- _RECORD EXTRACTS_
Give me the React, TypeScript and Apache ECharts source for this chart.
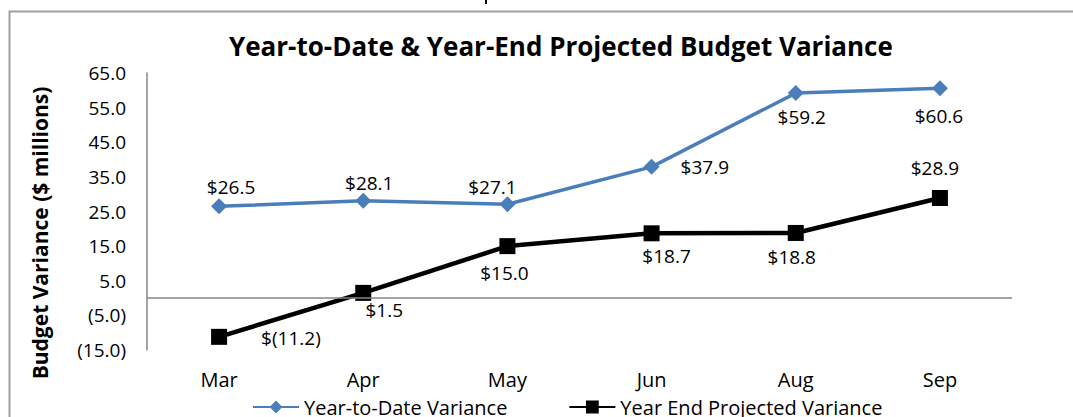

---

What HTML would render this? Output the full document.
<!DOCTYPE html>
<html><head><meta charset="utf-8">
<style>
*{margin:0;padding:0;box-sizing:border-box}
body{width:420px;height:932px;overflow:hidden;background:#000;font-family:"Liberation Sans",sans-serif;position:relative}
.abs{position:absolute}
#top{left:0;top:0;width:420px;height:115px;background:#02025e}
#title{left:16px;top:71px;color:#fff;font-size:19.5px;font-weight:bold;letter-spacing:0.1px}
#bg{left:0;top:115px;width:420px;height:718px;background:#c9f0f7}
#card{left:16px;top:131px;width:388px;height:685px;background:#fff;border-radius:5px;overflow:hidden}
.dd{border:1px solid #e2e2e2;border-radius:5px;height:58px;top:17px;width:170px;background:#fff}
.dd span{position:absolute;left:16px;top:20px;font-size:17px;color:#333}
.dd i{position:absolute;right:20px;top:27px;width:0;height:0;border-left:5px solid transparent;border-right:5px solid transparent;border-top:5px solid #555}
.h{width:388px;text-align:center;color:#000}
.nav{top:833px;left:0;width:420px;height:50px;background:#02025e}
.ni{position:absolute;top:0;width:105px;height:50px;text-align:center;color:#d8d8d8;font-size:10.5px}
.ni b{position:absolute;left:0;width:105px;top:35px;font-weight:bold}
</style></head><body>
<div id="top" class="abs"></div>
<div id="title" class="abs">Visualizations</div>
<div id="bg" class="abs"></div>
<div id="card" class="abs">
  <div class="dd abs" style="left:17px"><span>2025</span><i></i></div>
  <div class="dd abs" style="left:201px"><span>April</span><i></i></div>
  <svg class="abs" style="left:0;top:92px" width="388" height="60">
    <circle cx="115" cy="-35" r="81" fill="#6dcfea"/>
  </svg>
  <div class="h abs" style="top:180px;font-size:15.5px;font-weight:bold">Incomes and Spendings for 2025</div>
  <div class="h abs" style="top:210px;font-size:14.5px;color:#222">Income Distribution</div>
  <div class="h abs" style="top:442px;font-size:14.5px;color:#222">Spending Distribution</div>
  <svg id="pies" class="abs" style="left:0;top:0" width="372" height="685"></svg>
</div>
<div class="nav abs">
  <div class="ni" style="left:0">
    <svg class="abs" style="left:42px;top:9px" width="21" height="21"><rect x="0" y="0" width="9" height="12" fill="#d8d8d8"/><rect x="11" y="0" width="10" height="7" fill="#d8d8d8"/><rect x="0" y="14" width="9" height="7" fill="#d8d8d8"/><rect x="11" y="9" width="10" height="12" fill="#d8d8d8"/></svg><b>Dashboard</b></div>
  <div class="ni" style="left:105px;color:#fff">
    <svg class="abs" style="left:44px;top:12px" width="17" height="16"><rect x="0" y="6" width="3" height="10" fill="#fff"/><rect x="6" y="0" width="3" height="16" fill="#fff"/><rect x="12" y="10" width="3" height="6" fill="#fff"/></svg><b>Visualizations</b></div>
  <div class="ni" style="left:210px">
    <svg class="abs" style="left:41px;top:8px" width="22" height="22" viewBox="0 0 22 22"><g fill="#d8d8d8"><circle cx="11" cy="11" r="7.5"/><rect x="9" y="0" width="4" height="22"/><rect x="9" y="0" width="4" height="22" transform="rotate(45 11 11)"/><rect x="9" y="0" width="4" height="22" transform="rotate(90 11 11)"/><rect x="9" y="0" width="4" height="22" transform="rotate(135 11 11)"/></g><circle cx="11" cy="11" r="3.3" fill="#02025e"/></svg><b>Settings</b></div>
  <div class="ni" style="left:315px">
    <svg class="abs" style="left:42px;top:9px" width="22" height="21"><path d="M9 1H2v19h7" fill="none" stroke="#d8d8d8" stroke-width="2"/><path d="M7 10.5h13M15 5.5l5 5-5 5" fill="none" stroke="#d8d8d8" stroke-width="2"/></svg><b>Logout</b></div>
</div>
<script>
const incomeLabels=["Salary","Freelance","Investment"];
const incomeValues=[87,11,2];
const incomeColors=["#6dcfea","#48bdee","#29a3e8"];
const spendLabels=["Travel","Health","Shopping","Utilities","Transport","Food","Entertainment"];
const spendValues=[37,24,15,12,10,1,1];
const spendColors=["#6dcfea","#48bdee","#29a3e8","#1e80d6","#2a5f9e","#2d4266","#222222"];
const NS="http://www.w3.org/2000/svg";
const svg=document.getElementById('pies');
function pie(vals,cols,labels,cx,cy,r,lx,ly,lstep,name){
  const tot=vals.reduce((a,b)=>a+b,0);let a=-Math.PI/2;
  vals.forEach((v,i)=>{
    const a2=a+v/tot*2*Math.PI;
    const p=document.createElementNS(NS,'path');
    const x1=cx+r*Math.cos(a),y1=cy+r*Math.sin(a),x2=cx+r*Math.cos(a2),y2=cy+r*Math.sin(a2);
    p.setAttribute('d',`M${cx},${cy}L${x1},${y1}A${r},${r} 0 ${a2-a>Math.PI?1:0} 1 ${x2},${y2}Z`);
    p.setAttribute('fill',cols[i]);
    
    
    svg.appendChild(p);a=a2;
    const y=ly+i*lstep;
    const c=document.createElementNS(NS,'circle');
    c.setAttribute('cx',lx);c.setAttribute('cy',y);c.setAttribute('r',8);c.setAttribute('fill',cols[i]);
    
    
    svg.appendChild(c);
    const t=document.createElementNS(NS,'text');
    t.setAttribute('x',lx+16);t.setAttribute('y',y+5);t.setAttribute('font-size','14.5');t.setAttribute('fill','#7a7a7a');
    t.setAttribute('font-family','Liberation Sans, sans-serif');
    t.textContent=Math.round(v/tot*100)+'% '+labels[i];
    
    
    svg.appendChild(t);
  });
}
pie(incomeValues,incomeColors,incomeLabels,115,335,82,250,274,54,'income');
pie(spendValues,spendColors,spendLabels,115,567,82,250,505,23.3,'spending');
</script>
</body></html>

- _GIVEN TASK_
List all lines where "this" occurs.

- _WRITTEN ANSWER_
Give me the React, TypeScript and Apache ECharts source for this chart.
What HTML would render this? Output the full document.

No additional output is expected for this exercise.